BLOOMINGTON, Ind. -- The summary of a special U.N.-commissioned report on land and climate was released today by the Intergovernmental Panel on Climate Change. The report warns that the large amount of greenhouse gas emissions resulting from agricultural practices focused on meat and dairy production are a significant contributor to global warming.

Indiana University experts on sustainable agricultural and food production are available to comment.

James Farmer

Expertise: Sustainable behavior and decision-making, community food systems, local foods, sustainable agriculture, farmers' markets, natural resource sustainability, private land conservation, parks and climate change, urban ecosystem management, social-ecological systems.

James Farmer is an associate professor in the O’Neill School of Public and Environmental Affairs. His research focuses on behavior and decision-making within the areas of sustainable food systems and natural resources sustainability. Examples of his work includes projects encompassing farmer adoption of organic management practices, landowner decisions to place conservation easements on private lands, and food access within local food system venues. Dr. Farmer co-directs the IU Campus Farm and convenes the Sustainable Food Systems Science initiative.
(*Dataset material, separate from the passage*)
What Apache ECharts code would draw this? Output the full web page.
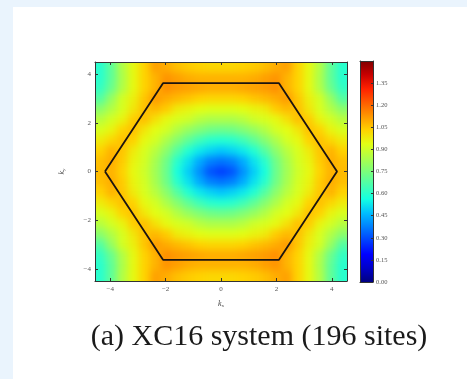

His interdisciplinary and applied approaches have him collaborating with scholars from biology to anthropology and professionals such as farmers and food advocates.

Expertise: Climate change, agriculture, Midwest, public opinion on climate change, environmental decision-making.

Matthew Houser is a Midwestern/Indiana community studies fellow at Indiana University’s Environmental Resilience Institute. His research is driven by the desire to understand what motivates human behaviors affecting the environment and how information is received and used to shape environmental decision making. Focusing on agriculture, he examines how people respond to climate change in Indiana and beyond while working to identify environmental policies that would benefit Indiana and be supported by residents. His primary goal at the Environmental Resilience Institute is to identify environmental policies that would benefit the state and be readily supported by its residents.